Source material:

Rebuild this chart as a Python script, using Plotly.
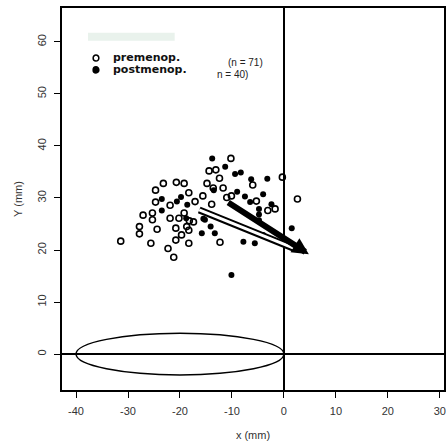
import plotly.graph_objects as go

# premenopausal (open circles)
pre_x = [-31.4, -23.2, -20.7, -19.2, -24.7, -18.3, -24.7, -21.9, -17.1, -27.1, -25.3, -25.3,
         -21.9, -20.2, -19.2, -18.2, -27.8, -27.8, -24.4, -20.8, -18.7, -18.3, -19.7, -25.6,
         -20.8, -18.3, -22.3, -21.2, -15.6, -14.8, -14.4, -13.1, -10.2, -12.4, -13.6, -11.7,
         -11.0, -10.1, -6.0, -0.3, 2.6, -5.3, -3.1, -1.7, -13.9, -12.3, -17.4]
pre_y = [21.7, 32.8, 33.0, 32.8, 31.5, 31.0, 29.2, 28.6, 29.3, 26.7, 27.1, 25.8,
         26.1, 26.1, 27.1, 25.6, 24.5, 23.1, 24.0, 24.2, 24.5, 23.8, 22.9, 21.3,
         21.9, 21.3, 20.3, 18.6, 30.4, 32.8, 35.2, 35.4, 37.6, 33.8, 31.9, 31.9,
         30.1, 30.4, 32.5, 34.0, 29.8, 29.4, 27.6, 27.9, 28.8, 21.5, 25.4]

# postmenopausal (filled circles)
post_x = [-23.5, -23.5, -20.6, -19.8, -18.6, -18.8, -15.8, -15.2, -13.8, -11.3, -9.4, -8.3,
          -6.3, -3.2, -4.0, -13.5, -4.8, -2.4, -15.5, -14.1, -13.3, -7.8, -5.6, 1.5,
          -4.0, -10.1, -4.8, -4.8, -7.5, -6.5, -9.0]
post_y = [29.8, 27.6, 29.3, 30.2, 28.7, 26.1, 23.2, 25.8, 37.6, 36.0, 34.6, 34.9,
          33.6, 33.7, 30.7, 31.5, 27.9, 28.8, 26.0, 24.5, 23.2, 21.6, 21.3, 24.2,
          22.9, 15.2, 26.8, 25.7, 30.3, 29.2, 31.2]

# mean displacement arrows (tail -> head)
pre_arrow_x = [-16.3, 2.0]
pre_arrow_y = [27.7, 20.3]
post_arrow_x = [-11.0, 4.8]
post_arrow_y = [29.3, 19.2]

# reference ellipse (centre, semi-axes)
ell_cx, ell_cy, ell_rx, ell_ry = -20.0, 0.0, 20.0, 4.0

x_ticks = [-40, -30, -20, -10, 0, 10, 20, 30]
y_ticks = [0, 10, 20, 30, 40, 50, 60]
x_range = [-42.7, 30.8]
y_range = [-6.9, 66.5]

font = "Liberation Sans, Arial, sans-serif"

fig = go.Figure()

fig.add_trace(go.Scatter(x=pre_x, y=pre_y, mode="markers", name="premenop.",
                         marker=dict(symbol="circle-open", size=6, color="black",
                                     line=dict(width=1.6, color="black"))))
fig.add_trace(go.Scatter(x=post_x, y=post_y, mode="markers", name="postmenop.",
                         marker=dict(symbol="circle", size=6, color="black")))

# hollow arrow shaft (premenop.)
fig.add_trace(go.Scatter(x=pre_arrow_x, y=pre_arrow_y, mode="lines",
                         line=dict(color="black", width=7), hoverinfo="skip"))
fig.add_trace(go.Scatter(x=pre_arrow_x, y=pre_arrow_y, mode="lines",
                         line=dict(color="white", width=3), hoverinfo="skip"))

# solid arrow (postmenop.)
fig.add_annotation(x=post_arrow_x[1], y=post_arrow_y[1], ax=post_arrow_x[0], ay=post_arrow_y[0],
                   xref="x", yref="y", axref="x", ayref="y", text="", showarrow=True,
                   arrowhead=2, arrowsize=0.55, arrowwidth=6, arrowcolor="black")

# ellipse
fig.add_shape(type="circle", xref="x", yref="y",
              x0=ell_cx - ell_rx, x1=ell_cx + ell_rx, y0=ell_cy - ell_ry, y1=ell_cy + ell_ry,
              line=dict(color="black", width=1.5))

# legend (manual)
fig.add_shape(type="rect", xref="paper", yref="paper", x0=0.068, x1=0.295, y0=0.914, y1=0.935,
              fillcolor="#e9f2ec", line=dict(width=0), layer="below")
fig.add_shape(type="circle", xref="paper", yref="paper", x0=0.0815, x1=0.0965, y0=0.861, y1=0.877,
              line=dict(color="black", width=1.5), fillcolor="white")
fig.add_shape(type="circle", xref="paper", yref="paper", x0=0.0815, x1=0.0965, y0=0.830, y1=0.846,
              line=dict(color="black", width=1.5), fillcolor="black")
fig.add_annotation(xref="paper", yref="paper", x=0.128, y=0.871, text="<b>premenop.</b>",
                   showarrow=False, xanchor="left", yanchor="middle",
                   font=dict(family="DejaVu Sans", size=11, color="#111"))
fig.add_annotation(xref="paper", yref="paper", x=0.128, y=0.840, text="<b>postmenop.</b>",
                   showarrow=False, xanchor="left", yanchor="middle",
                   font=dict(family="DejaVu Sans", size=11, color="#111"))
fig.add_annotation(xref="paper", yref="paper", x=0.43, y=0.858, text="(n = 71)",
                   showarrow=False, xanchor="left", yanchor="middle",
                   font=dict(family=font, size=10, color="#222"))
fig.add_annotation(xref="paper", yref="paper", x=0.40, y=0.827, text="n = 40)",
                   showarrow=False, xanchor="left", yanchor="middle",
                   font=dict(family=font, size=10, color="#222"))

axis_common = dict(showgrid=False, showline=True, linecolor="black", linewidth=1.5, mirror=True,
                   ticks="outside", ticklen=6, tickcolor="black", tickwidth=1.2,
                   zeroline=True, zerolinecolor="black", zerolinewidth=1.5, automargin=False,
                   ticklabelstandoff=4,
                   tickfont=dict(family=font, size=11, color="#333"))

fig.update_xaxes(range=x_range, tickvals=x_ticks, ticktext=[str(v) for v in x_ticks],
                 title=dict(text="x (mm)", font=dict(family=font, size=11, color="#333"), standoff=15),
                 **axis_common)
fig.update_yaxes(range=y_range, tickvals=y_ticks, ticktext=[str(v) for v in y_ticks], tickangle=-90,
                 title=dict(text="Y (mm)", font=dict(family=font, size=11, color="#333"), standoff=11),
                 **axis_common)

fig.update_layout(width=446, height=445, margin=dict(l=62, r=2, t=8, b=55),
                  plot_bgcolor="white", paper_bgcolor="white", showlegend=False)

# remove the default page margin so the figure fills the window exactly
fig.write_html("out.html", config={"displayModeBar": False},
               post_script="document.body.style.margin='0';document.body.style.overflow='hidden';")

What to produce: From the first line above to the line containing "import plotly.graph_objects as go", repeat each line exactly. Pictures stay out.

Output of the task:
Rebuild this chart as a Python script, using Plotly.
import plotly.graph_objects as go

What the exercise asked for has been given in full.